* [Task]: Repeat the material verbatim. Images are excluded from the copy.

* [Given information]:

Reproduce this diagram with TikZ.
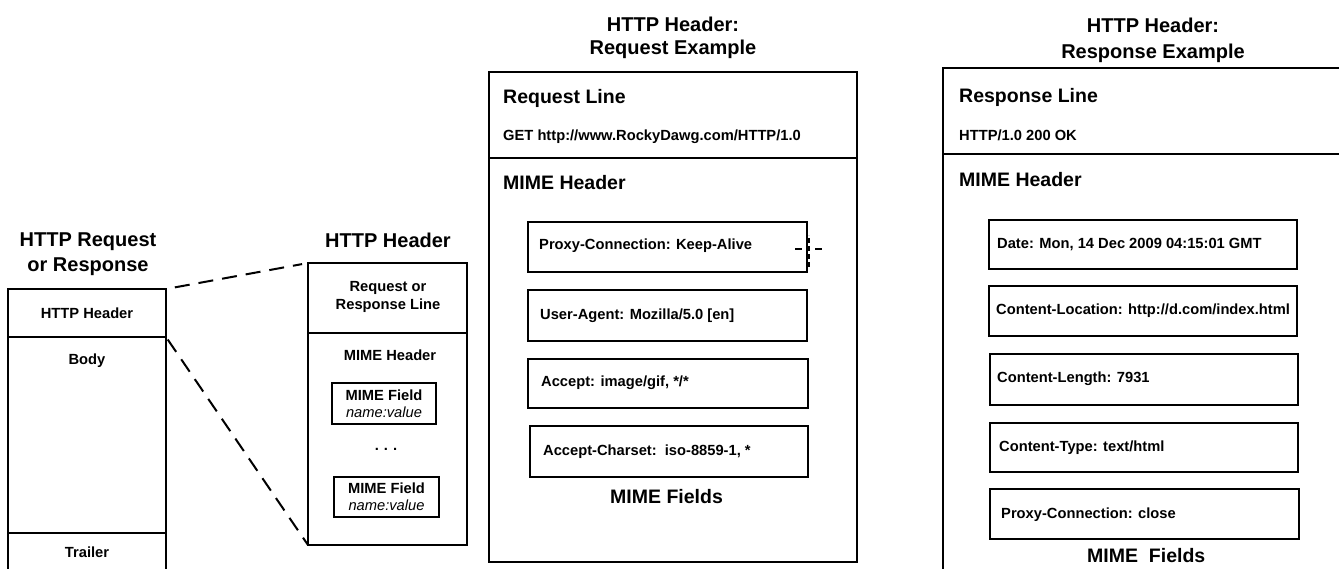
\documentclass[tikz,border=0pt]{standalone}
\usepackage{fontspec}
\setmainfont{Liberation Sans}
\begin{document}
\begin{tikzpicture}[x=1pt,y=-1pt,
  frame/.style={draw, line width=1.9pt, inner sep=0pt, outer sep=0pt, anchor=north west},
  field/.style={draw, line width=1.8pt, inner sep=0pt, outer sep=0pt, anchor=north west},
  ttl/.style={font=\fontsize{20}{25}\selectfont\bfseries, align=center, inner sep=0pt},
  sub/.style={font=\fontsize{19.5}{23}\selectfont\bfseries, anchor=west, inner sep=0pt},
  small/.style={font=\fontsize{14.7}{18}\selectfont\bfseries, inner sep=0pt},
  fieldtxt/.style={small, anchor=west},
  link/.style={line width=2pt, dash pattern=on 15pt off 9pt}]
\useasboundingbox (0,0) rectangle (1339,568);
\clip (0,0) rectangle (1339,568);

% ---- HTTP request or response ----
\node[ttl] (t1) at (88,254) {HTTP Request\\or Response};
\node[frame, minimum width=158pt, minimum height=48pt] (p1h) at (8,289) {};
\node[frame, minimum width=158pt, minimum height=196pt] (p1b) at (8,337) {};
\node[frame, minimum width=158pt, minimum height=90pt] (p1t) at (8,533) {};
\node[small] (p1hl) at (87,313) {HTTP Header};
\node[small] (p1bl) at (87,361) {Body};
\node[small] (p1tl) at (87,552) {Trailer};

% ---- generic HTTP header ----
\node[ttl] (t2) at (388,240) {HTTP Header};
\node[frame, minimum width=159pt, minimum height=70pt] (p2top) at (308,263) {};
\node[frame, minimum width=159pt, minimum height=212pt] (p2mime) at (308,333) {};
\node[small, align=center, font=\fontsize{14.7}{18}\selectfont\bfseries] (p2l) at (388,297) {Request or\\Response Line};
\node[small] (p2m) at (390,355) {MIME Header};
\node[field, minimum width=104pt, minimum height=41pt] (f2a) at (332,383) {};
\node[field, minimum width=105pt, minimum height=40pt] (f2b) at (334,477) {};
\node[small, align=center] (f2al) at (f2a.center) {MIME Field\\[-1pt]{\mdseries\itshape name:value}};
\node[small, align=center] (f2bl) at (f2b.center) {MIME Field\\[-1pt]{\mdseries\itshape name:value}};
\node[small] (dots) at (386,449) {.\hspace{5pt}.\hspace{5pt}.};

% connectors from the small header row to the expanded header
\draw[link, shorten <=9pt, shorten >=6pt] (p1h.north east) -- (p2top.north west);
\draw[link, shorten <=3pt] (p1h.south east) -- (p2mime.south west);

% ---- request example ----
\node[ttl, font=\fontsize{20}{23}\selectfont\bfseries] (t3) at (673,38) {HTTP Header:\\Request Example};
\node[frame, minimum width=368pt, minimum height=86pt] (p3top) at (489,72) {};
\node[frame, minimum width=368pt, minimum height=404pt] (p3mime) at (489,158) {};
\node[sub] (p3l) at (503,98) {Request Line};
\node[fieldtxt] (p3get) at (503,137) {GET http://www.RockyDawg.com/HTTP/1.0};
\node[sub] (p3m) at (503,183) {MIME Header};
\node[field, minimum width=279pt, minimum height=50pt] (q1) at (528,222) {};
\node[field, minimum width=279pt, minimum height=51pt] (q2) at (528,290) {};
\node[field, minimum width=280pt, minimum height=49pt] (q3) at (528,359) {};
\node[field, minimum width=278pt, minimum height=51pt] (q4) at (530,426) {};
\node[fieldtxt] (q1l) at (539,246) {Proxy-Connection: Keep-Alive};
\node[fieldtxt] (q2l) at (540,316) {User-Agent: Mozilla/5.0 [en]};
\node[fieldtxt] (q3l) at (541,383) {Accept: image/gif, */*};
\node[fieldtxt] (q4l) at (543,452) {Accept-Charset:\ \ iso-8859-1, *};
\node[sub] (q5l) at (610,497) {MIME Fields};
\draw[line width=1.2pt] ([xshift=-12pt,yshift=-2pt]q1.east) -- ([xshift=-5pt,yshift=-2pt]q1.east);
\draw[line width=1.2pt] ([xshift=8pt,yshift=-2pt]q1.east) -- ([xshift=15pt,yshift=-2pt]q1.east);
\draw[line width=1.2pt, dash pattern=on 5pt off 3pt] ([xshift=2pt,yshift=-20pt]q1.east) -- ([xshift=2pt,yshift=12pt]q1.east);

% ---- response example ----
\node[ttl, font=\fontsize{20}{26}\selectfont\bfseries] (t4) at (1153,40) {HTTP Header:\\Response Example};
\node[frame, minimum width=420pt, minimum height=86pt] (p4top) at (943,68) {};
\node[frame, minimum width=420pt, minimum height=470pt] (p4mime) at (943,154) {};
\node[sub] (p4l) at (959,97) {Response Line};
\node[fieldtxt] (p4st) at (959,135) {HTTP/1.0 200 OK};
\node[sub] (p4m) at (959,180) {MIME Header};
\node[field, minimum width=308pt, minimum height=49pt] (r1) at (989,220) {};
\node[field, minimum width=308pt, minimum height=50pt] (r2) at (989,286) {};
\node[field, minimum width=308pt, minimum height=51pt] (r3) at (990,354) {};
\node[field, minimum width=308pt, minimum height=49pt] (r4) at (990,423) {};
\node[field, minimum width=309pt, minimum height=50pt] (r5) at (990,489) {};
\node[fieldtxt] (r1l) at (997,245) {Date: Mon, 14 Dec 2009 04:15:01 GMT};
\node[fieldtxt] (r2l) at (996,311) {Content-Location: http://d.com/index.html};
\node[fieldtxt] (r3l) at (997,379) {Content-Length: 7931};
\node[fieldtxt] (r4l) at (999,448) {Content-Type: text/html};
\node[fieldtxt] (r5l) at (1001,515) {Proxy-Connection: close};
\node[sub] (r6l) at (1087,556) {MIME\ \ Fields};
\end{tikzpicture}
\end{document}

* [Complete answer]:
Reproduce this diagram with TikZ.
\documentclass[tikz,border=0pt]{standalone}
\usepackage{fontspec}
\setmainfont{Liberation Sans}
\begin{document}
\begin{tikzpicture}[x=1pt,y=-1pt,
  frame/.style={draw, line width=1.9pt, inner sep=0pt, outer sep=0pt, anchor=north west},
  field/.style={draw, line width=1.8pt, inner sep=0pt, outer sep=0pt, anchor=north west},
  ttl/.style={font=\fontsize{20}{25}\selectfont\bfseries, align=center, inner sep=0pt},
  sub/.style={font=\fontsize{19.5}{23}\selectfont\bfseries, anchor=west, inner sep=0pt},
  small/.style={font=\fontsize{14.7}{18}\selectfont\bfseries, inner sep=0pt},
  fieldtxt/.style={small, anchor=west},
  link/.style={line width=2pt, dash pattern=on 15pt off 9pt}]
\useasboundingbox (0,0) rectangle (1339,568);
\clip (0,0) rectangle (1339,568);

% ---- HTTP request or response ----
\node[ttl] (t1) at (88,254) {HTTP Request\\or Response};
\node[frame, minimum width=158pt, minimum height=48pt] (p1h) at (8,289) {};
\node[frame, minimum width=158pt, minimum height=196pt] (p1b) at (8,337) {};
\node[frame, minimum width=158pt, minimum height=90pt] (p1t) at (8,533) {};
\node[small] (p1hl) at (87,313) {HTTP Header};
\node[small] (p1bl) at (87,361) {Body};
\node[small] (p1tl) at (87,552) {Trailer};

% ---- generic HTTP header ----
\node[ttl] (t2) at (388,240) {HTTP Header};
\node[frame, minimum width=159pt, minimum height=70pt] (p2top) at (308,263) {};
\node[frame, minimum width=159pt, minimum height=212pt] (p2mime) at (308,333) {};
\node[small, align=center, font=\fontsize{14.7}{18}\selectfont\bfseries] (p2l) at (388,297) {Request or\\Response Line};
\node[small] (p2m) at (390,355) {MIME Header};
\node[field, minimum width=104pt, minimum height=41pt] (f2a) at (332,383) {};
\node[field, minimum width=105pt, minimum height=40pt] (f2b) at (334,477) {};
\node[small, align=center] (f2al) at (f2a.center) {MIME Field\\[-1pt]{\mdseries\itshape name:value}};
\node[small, align=center] (f2bl) at (f2b.center) {MIME Field\\[-1pt]{\mdseries\itshape name:value}};
\node[small] (dots) at (386,449) {.\hspace{5pt}.\hspace{5pt}.};

% connectors from the small header row to the expanded header
\draw[link, shorten <=9pt, shorten >=6pt] (p1h.north east) -- (p2top.north west);
\draw[link, shorten <=3pt] (p1h.south east) -- (p2mime.south west);

% ---- request example ----
\node[ttl, font=\fontsize{20}{23}\selectfont\bfseries] (t3) at (673,38) {HTTP Header:\\Request Example};
\node[frame, minimum width=368pt, minimum height=86pt] (p3top) at (489,72) {};
\node[frame, minimum width=368pt, minimum height=404pt] (p3mime) at (489,158) {};
\node[sub] (p3l) at (503,98) {Request Line};
\node[fieldtxt] (p3get) at (503,137) {GET http://www.RockyDawg.com/HTTP/1.0};
\node[sub] (p3m) at (503,183) {MIME Header};
\node[field, minimum width=279pt, minimum height=50pt] (q1) at (528,222) {};
\node[field, minimum width=279pt, minimum height=51pt] (q2) at (528,290) {};
\node[field, minimum width=280pt, minimum height=49pt] (q3) at (528,359) {};
\node[field, minimum width=278pt, minimum height=51pt] (q4) at (530,426) {};
\node[fieldtxt] (q1l) at (539,246) {Proxy-Connection: Keep-Alive};
\node[fieldtxt] (q2l) at (540,316) {User-Agent: Mozilla/5.0 [en]};
\node[fieldtxt] (q3l) at (541,383) {Accept: image/gif, */*};
\node[fieldtxt] (q4l) at (543,452) {Accept-Charset:\ \ iso-8859-1, *};
\node[sub] (q5l) at (610,497) {MIME Fields};
\draw[line width=1.2pt] ([xshift=-12pt,yshift=-2pt]q1.east) -- ([xshift=-5pt,yshift=-2pt]q1.east);
\draw[line width=1.2pt] ([xshift=8pt,yshift=-2pt]q1.east) -- ([xshift=15pt,yshift=-2pt]q1.east);
\draw[line width=1.2pt, dash pattern=on 5pt off 3pt] ([xshift=2pt,yshift=-20pt]q1.east) -- ([xshift=2pt,yshift=12pt]q1.east);

% ---- response example ----
\node[ttl, font=\fontsize{20}{26}\selectfont\bfseries] (t4) at (1153,40) {HTTP Header:\\Response Example};
\node[frame, minimum width=420pt, minimum height=86pt] (p4top) at (943,68) {};
\node[frame, minimum width=420pt, minimum height=470pt] (p4mime) at (943,154) {};
\node[sub] (p4l) at (959,97) {Response Line};
\node[fieldtxt] (p4st) at (959,135) {HTTP/1.0 200 OK};
\node[sub] (p4m) at (959,180) {MIME Header};
\node[field, minimum width=308pt, minimum height=49pt] (r1) at (989,220) {};
\node[field, minimum width=308pt, minimum height=50pt] (r2) at (989,286) {};
\node[field, minimum width=308pt, minimum height=51pt] (r3) at (990,354) {};
\node[field, minimum width=308pt, minimum height=49pt] (r4) at (990,423) {};
\node[field, minimum width=309pt, minimum height=50pt] (r5) at (990,489) {};
\node[fieldtxt] (r1l) at (997,245) {Date: Mon, 14 Dec 2009 04:15:01 GMT};
\node[fieldtxt] (r2l) at (996,311) {Content-Location: http://d.com/index.html};
\node[fieldtxt] (r3l) at (997,379) {Content-Length: 7931};
\node[fieldtxt] (r4l) at (999,448) {Content-Type: text/html};
\node[fieldtxt] (r5l) at (1001,515) {Proxy-Connection: close};
\node[sub] (r6l) at (1087,556) {MIME\ \ Fields};
\end{tikzpicture}
\end{document}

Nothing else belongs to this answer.